In the case of flies, this is bad news. Like cockroaches, flies are disease magnets. In fact, any sign of a fly in your rabbit’s hutch should be taken seriously. The presence of flies can lead to flystrike, a deadly medical condition. Medirabbit discusses flystrike in detail.
In the hot summer months, keep your rabbit clean. If you see any sign of flies congregating around your pet, take immediate action.
Moths can end up in rabbit hay, though they don’t eat it. Moths like to eat seeds and grain. If the hay was bagged from a source close to these foods, moths may accidentally be captured. Moths could be an annoyance, but are not toxic.
Would My Rabbit Try to Eat Bees or Wasps?
The most dangerous flying insects to a rabbit are bees and wasps. Colonies of bees or wasps may attempt to build a hive in a rabbit hutch. Your rabbit is unlikely to eat a bee or wasp. Your pet is more likely to be frightened. This, of course, will cause her stress.
Clear a rabbit hutch regularly to avoid attracting bees and wasps. Sweet foods mustn’t be left lying around. Rabbits love sweets, but the two species may fight over leftover food.
If you do find that bees or wasps have set up home in your rabbit’s hutch, remove your pet immediately. Temporarily rehome her and deal with the infestation.
Would Eating Spiders (Arachnids) Make a Rabbit Sick?
Spiders and rabbits will often cross paths. A spider is likely to spin webs in the corner of a rabbit’s hutch. If your pet doesn’t mind this, you should encourage the behavior. Spiders catch and eat flies. This keeps flies off your rabbit.

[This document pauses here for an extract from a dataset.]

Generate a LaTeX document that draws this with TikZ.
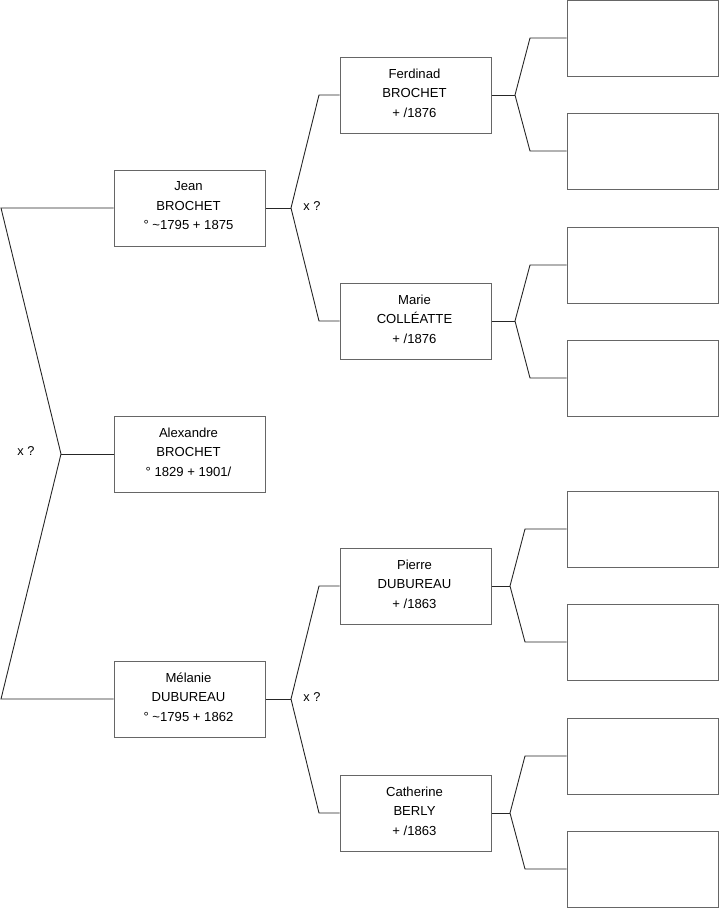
\documentclass[tikz,border=0pt]{standalone}
\usepackage{fontspec}
\setmainfont{Liberation Sans}
\begin{document}
\begin{tikzpicture}[x=1pt,y=-1pt,
  box/.style={draw=black!60,line width=1pt,fill=white,minimum width=151pt,minimum height=76pt,inner sep=0pt,align=center,font=\fontsize{13.1pt}{19.5pt}\selectfont},
  conn/.style={draw=black!85,line width=0.9pt},
  lbl/.style={font=\fontsize{12.8pt}{14pt}\selectfont,inner sep=0pt}]
\useasboundingbox (0,0) rectangle (719,908);
% generation 1
\node[box] (alex) at (189.5,454) {};
\node[align=center,inner sep=0pt,font=\fontsize{13.1pt}{19.5pt}\selectfont] (alext) at (188.5,452) {Alexandre\\BROCHET\\° 1829 + 1901/};
% generation 2
\node[box] (jean) at (189.5,208) {};
\node[align=center,inner sep=0pt,font=\fontsize{13.1pt}{19.5pt}\selectfont] (jeant) at (188.5,206) {Jean\\BROCHET\\° \textasciitilde1795 + 1875};
\node[box] (mel) at (189.5,699) {};
\node[align=center,inner sep=0pt,font=\fontsize{13.1pt}{19.5pt}\selectfont] (melt) at (188.5,697) {Mélanie\\DUBUREAU\\° \textasciitilde1795 + 1862};
% generation 3
\node[box] (ferd) at (415.5,95) {};
\node[align=center,inner sep=0pt,font=\fontsize{13.1pt}{19.5pt}\selectfont] (ferdt) at (414.5,93) {Ferdinad\\BROCHET\\+ /1876};
\node[box] (marie) at (415.5,321) {};
\node[align=center,inner sep=0pt,font=\fontsize{13.1pt}{19.5pt}\selectfont] (mariet) at (414.5,319) {Marie\\COLLÉATTE\\+ /1876};
\node[box] (pierre) at (415.5,586) {};
\node[align=center,inner sep=0pt,font=\fontsize{13.1pt}{19.5pt}\selectfont] (pierret) at (414.5,584) {Pierre\\DUBUREAU\\+ /1863};
\node[box] (cath) at (415.5,813) {};
\node[align=center,inner sep=0pt,font=\fontsize{13.1pt}{19.5pt}\selectfont] (catht) at (414.5,811) {Catherine\\BERLY\\+ /1863};
% generation 4 (empty)
\node[box] (e1) at (642.5,38) {};
\node[box] (e2) at (642.5,151) {};
\node[box] (e3) at (642.5,265) {};
\node[box] (e4) at (642.5,378) {};
\node[box] (e5) at (642.5,529) {};
\node[box] (e6) at (642.5,642) {};
\node[box] (e7) at (642.5,756) {};
\node[box] (e8) at (642.5,869) {};
% junction coordinates
\coordinate (j0) at (61,454);
\coordinate (j0a) at (1,208);
\coordinate (j0b) at (1,699);
\coordinate (j1) at (291,208);
\coordinate (j1a) at (319,95);
\coordinate (j1b) at (319,321);
\coordinate (j2) at (291,699);
\coordinate (j2a) at (319,586);
\coordinate (j2b) at (319,813);
\coordinate (f1) at (515,95);
\coordinate (f1a) at (530,38);
\coordinate (f1b) at (530,151);
\coordinate (m1) at (515,321);
\coordinate (m1a) at (530,265);
\coordinate (m1b) at (530,378);
\coordinate (p1) at (510,586);
\coordinate (p1a) at (525,529);
\coordinate (p1b) at (525,642);
\coordinate (c1) at (510,813);
\coordinate (c1a) at (525,756);
\coordinate (c1b) at (525,869);
% connectors
\draw[conn] (jean.west) -- (j0a) -- (j0) -- (j0b) -- (mel.west);
\draw[conn] (j0) -- (alex.west);
\draw[conn] (jean.east) -- (j1);
\draw[conn] (ferd.west) -- (j1a) -- (j1) -- (j1b) -- (marie.west);
\draw[conn] (mel.east) -- (j2);
\draw[conn] (pierre.west) -- (j2a) -- (j2) -- (j2b) -- (cath.west);
\draw[conn] (ferd.east) -- (f1);
\draw[conn] (e1.west) -- (f1a) -- (f1) -- (f1b) -- (e2.west);
\draw[conn] (marie.east) -- (m1);
\draw[conn] (e3.west) -- (m1a) -- (m1) -- (m1b) -- (e4.west);
\draw[conn] (pierre.east) -- (p1);
\draw[conn] (e5.west) -- (p1a) -- (p1) -- (p1b) -- (e6.west);
\draw[conn] (cath.east) -- (c1);
\draw[conn] (e7.west) -- (c1a) -- (c1) -- (c1b) -- (e8.west);
% labels
\node[lbl] (x0) at (26,451) {x ?};
\node[lbl] (x1) at (312,206) {x ?};
\node[lbl] (x2) at (312,697) {x ?};
\end{tikzpicture}
\end{document}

Of course, there are some notes of caution that should be sounded. Poisonous spiders are not commonplace in the USA, but they do exist. A rabbit can be hurt or killed by a poisonous spider bite.
Venombyte lists the spiders deemed venomous in America. This information focuses on humans. A rabbit is smaller and weaker, and can be felled by fewer toxins.
Most spiders will not bite a rabbit unless provoked. The spider will be more afraid of the rabbit than vice versa. If your rabbit isn’t interested in eating the spider, they can live in harmony.
Beware of other arachnids, such as scorpions. Aggressive scorpions could cause harm to a rabbit. Pincers and tails stings are both painful and distressing for rabbits.
Discourage your pet from eating insects. It’s unlikely to do her harm, but there are exceptions. There are no health benefits for a rabbit that comes from eating bugs.